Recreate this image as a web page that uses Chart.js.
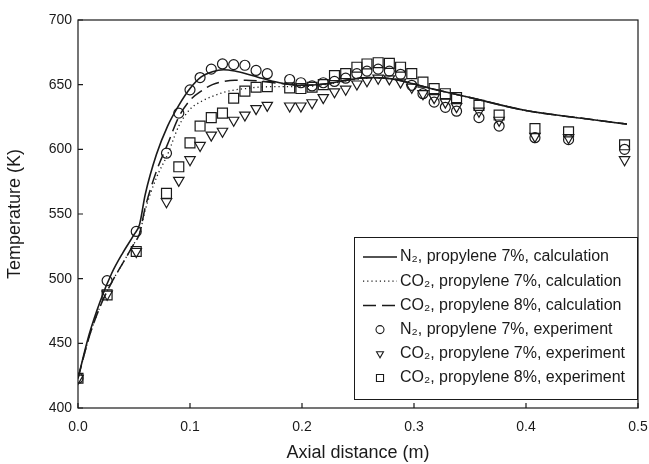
<!DOCTYPE html>
<html>
<head>
<meta charset="utf-8">
<script src="https://cdn.jsdelivr.net/npm/chart.js@4.4.1/dist/chart.umd.min.js"></script>
<style>
html,body{margin:0;padding:0;background:#fff;}
#wrap{width:649px;height:464px;position:relative;}
</style>
</head>
<body>
<div id="wrap"><canvas id="c" width="649" height="464"></canvas></div>
<script>
// ---- data ----
const xTicks = [0.0, 0.1, 0.2, 0.3, 0.4, 0.5];
const yTicks = [400, 450, 500, 550, 600, 650, 700];

const calcX = [0, 0.01, 0.02, 0.03, 0.04, 0.05, 0.055, 0.06, 0.07, 0.08, 0.09, 0.1, 0.11, 0.12, 0.13, 0.14, 0.15, 0.16, 0.18, 0.2, 0.22, 0.24, 0.26, 0.28, 0.3, 0.32, 0.35, 0.4, 0.45, 0.49];
const n2Calc7  = [423, 457, 483, 504, 520, 534, 542, 565, 596, 618, 634, 647, 656, 660, 661.5, 660.5, 658.5, 656, 651.5, 649.5, 650.5, 653.5, 655.5, 654.5, 650.5, 646, 640, 630, 624, 619.5];
const co2Calc7 = [423, 455, 479, 497, 512, 527, 535, 553, 578, 596, 618, 631, 637, 641, 644, 646, 647, 648, 648.5, 648.5, 650, 653, 655, 654.5, 650.5, 646, 640, 630, 624, 619.5];
const co2Calc8 = [423, 455, 479, 497, 512, 527, 535, 555, 583, 604, 625, 638, 645, 650, 652.5, 653.5, 653.5, 653, 651, 649.5, 650.5, 653.5, 655.5, 654.5, 650.5, 646, 640, 630, 624, 619.5];

const expX = [0, 0.026, 0.052, 0.079, 0.09, 0.1, 0.109, 0.119, 0.129, 0.139, 0.149, 0.159, 0.169, 0.189, 0.199, 0.209, 0.219, 0.229, 0.239, 0.249, 0.258, 0.268, 0.278, 0.288, 0.298, 0.308, 0.318, 0.328, 0.338, 0.358, 0.376, 0.408, 0.438, 0.488];
const n2Exp7  = [423, 498.5, 536.5, 597, 628, 646, 655.5, 662, 666, 665.5, 665, 661, 658.5, 654, 651.5, 649, 651.5, 652.5, 655, 658.5, 660.5, 662, 660.5, 658, 649.5, 643, 636.5, 632.5, 629.5, 624.5, 618, 609, 607.5, 600];
const co2Exp7 = [423, 488, 521, 559.5, 576, 592, 603, 611, 614, 622.5, 626.5, 631.5, 634, 633.5, 633.5, 636, 640, 644.5, 646.5, 650.5, 653, 655, 654.5, 652, 648, 643, 640, 636.5, 633, 629.5, 622.5, 610, 609, 592];
const co2Exp8 = [423, 487.5, 521, 566, 586.5, 605, 618, 624.5, 628, 639.5, 645, 648, 648.5, 647.5, 647, 648, 650, 657, 658.5, 663.5, 666, 667, 666.5, 663.5, 658.5, 652, 647, 643, 640, 634, 626.5, 616, 613.5, 603.5];

const labels = [
  'N\u2082, propylene 7%, calculation',
  'CO\u2082, propylene 7%, calculation',
  'CO\u2082, propylene 8%, calculation',
  'N\u2082, propylene 7%, experiment',
  'CO\u2082, propylene 7%, experiment',
  'CO\u2082, propylene 8%, experiment'
];

const pts = (xs, ys) => xs.map((x, i) => ({x: x, y: ys[i]}));
const INK = '#1a1a1a';
const FONT = '"Liberation Sans", Arial, sans-serif';

const lineDs = (label, ys, dash, width) => ({
  type: 'line', label, data: pts(calcX, ys), showLine: true,
  borderColor: INK, borderWidth: width, borderDash: dash,
  pointRadius: 0, cubicInterpolationMode: 'monotone', fill: false,
  legendDash: dash
});
const markDs = (label, ys, style, r, rot) => ({
  type: 'scatter', label, data: pts(expX, ys), showLine: false,
  pointStyle: style, pointRadius: r, pointRotation: rot,
  pointBorderColor: INK, pointBackgroundColor: 'rgba(0,0,0,0)', pointBorderWidth: 1.2,
  borderColor: INK, backgroundColor: 'rgba(0,0,0,0)'
});

const datasets = [
  lineDs(labels[0], n2Calc7, [], 1.6),
  lineDs(labels[1], co2Calc7, [1.2, 3], 1.3),
  lineDs(labels[2], co2Calc8, [13, 6], 1.5),
  markDs(labels[3], n2Exp7, 'circle', 5, 0),
  markDs(labels[4], co2Exp7, 'triangle', 6, 180),
  markDs(labels[5], co2Exp8, 'rect', 7, 0)
];

const frame = {
  id: 'frame',
  afterDraw(chart) {
    const {ctx, chartArea: a, scales} = chart;
    ctx.save();
    ctx.strokeStyle = INK;
    ctx.lineWidth = 1.2;
    ctx.strokeRect(a.left, a.top, a.right - a.left, a.bottom - a.top);
    // inward ticks
    ctx.beginPath();
    xTicks.forEach(v => { const p = scales.x.getPixelForValue(v); ctx.moveTo(p, a.bottom); ctx.lineTo(p, a.bottom - 5); });
    yTicks.forEach(v => { const p = scales.y.getPixelForValue(v); ctx.moveTo(a.left, p); ctx.lineTo(a.left + 5, p); });
    ctx.stroke();
    // legend box
    const L = 354, T = 237, R = a.right - 1, B = 399;
    ctx.fillStyle = '#fff';
    ctx.fillRect(L, T, R - L, B - T);
    ctx.lineWidth = 1;
    ctx.strokeRect(L + 0.5, T + 0.5, R - L, B - T);
    ctx.font = '16px ' + FONT;
    ctx.textBaseline = 'middle';
    ctx.textAlign = 'left';
    chart.data.datasets.forEach((ds, i) => {
      const y = 257 + i * 24.2;
      const x0 = 363, x1 = 397, xc = 380;
      ctx.strokeStyle = INK;
      if (ds.type === 'line') {
        ctx.lineWidth = ds.borderWidth;
        ctx.setLineDash(ds.legendDash);
        ctx.beginPath(); ctx.moveTo(x0, y); ctx.lineTo(x1, y); ctx.stroke();
        ctx.setLineDash([]);
      } else {
        ctx.lineWidth = 1.1;
        ctx.fillStyle = 'rgba(0,0,0,0)';
        Chart.helpers.drawPoint(ctx, {pointStyle: ds.pointStyle, radius: ds.pointStyle === 'rect' ? 5 : 4, rotation: ds.pointRotation, borderWidth: 1.1}, xc, y);
      }
      ctx.fillStyle = INK;
      ctx.fillText(ds.label, 400, y);
    });
    ctx.restore();
  }
};

new Chart(document.getElementById('c'), {
  data: {datasets},
  options: {
    responsive: false,
    animation: false,
    events: [],
    layout: {padding: {top: 20, right: 11, left: 0, bottom: 0}},
    plugins: {legend: {display: false}, tooltip: {enabled: false}},
    scales: {
      x: {
        type: 'linear', min: 0, max: 0.5,
        afterBuildTicks: s => { s.ticks = xTicks.map(v => ({value: v})); },
        afterFit: s => { s.height = 56; s.paddingLeft = 0; s.paddingRight = 0; },
        grid: {display: false, drawTicks: false},
        border: {display: false},
        ticks: {color: INK, padding: 11, font: {size: 14, family: FONT}, callback: v => v.toFixed(1)},
        title: {display: true, text: 'Axial distance (m)', color: INK, padding: {top: 0, bottom: 0}, font: {size: 18, family: FONT}}
      },
      y: {
        type: 'linear', min: 400, max: 700,
        afterBuildTicks: s => { s.ticks = yTicks.map(v => ({value: v})); },
        afterFit: s => { s.width = 78; s.paddingTop = 0; s.paddingBottom = 0; },
        grid: {display: false, drawTicks: false},
        border: {display: false},
        ticks: {color: INK, padding: 6, font: {size: 14, family: FONT}},
        title: {display: true, text: 'Temperature (K)', color: INK, padding: {top: 4, bottom: 0}, font: {size: 18, family: FONT}}
      }
    }
  },
  plugins: [frame]
});
</script>
</body>
</html>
▬▬▬
## Your goal
Return only the lines running from the top of the data to the line that holds "const yTicks = [400, 450, 500, 550, 600, 650, 700];". Include both of those lines, but skip the pictures.

## Reply
Recreate this image as a web page that uses Chart.js.
<!DOCTYPE html>
<html>
<head>
<meta charset="utf-8">
<script src="https://cdn.jsdelivr.net/npm/chart.js@4.4.1/dist/chart.umd.min.js"></script>
<style>
html,body{margin:0;padding:0;background:#fff;}
#wrap{width:649px;height:464px;position:relative;}
</style>
</head>
<body>
<div id="wrap"><canvas id="c" width="649" height="464"></canvas></div>
<script>
// ---- data ----
const xTicks = [0.0, 0.1, 0.2, 0.3, 0.4, 0.5];
const yTicks = [400, 450, 500, 550, 600, 650, 700];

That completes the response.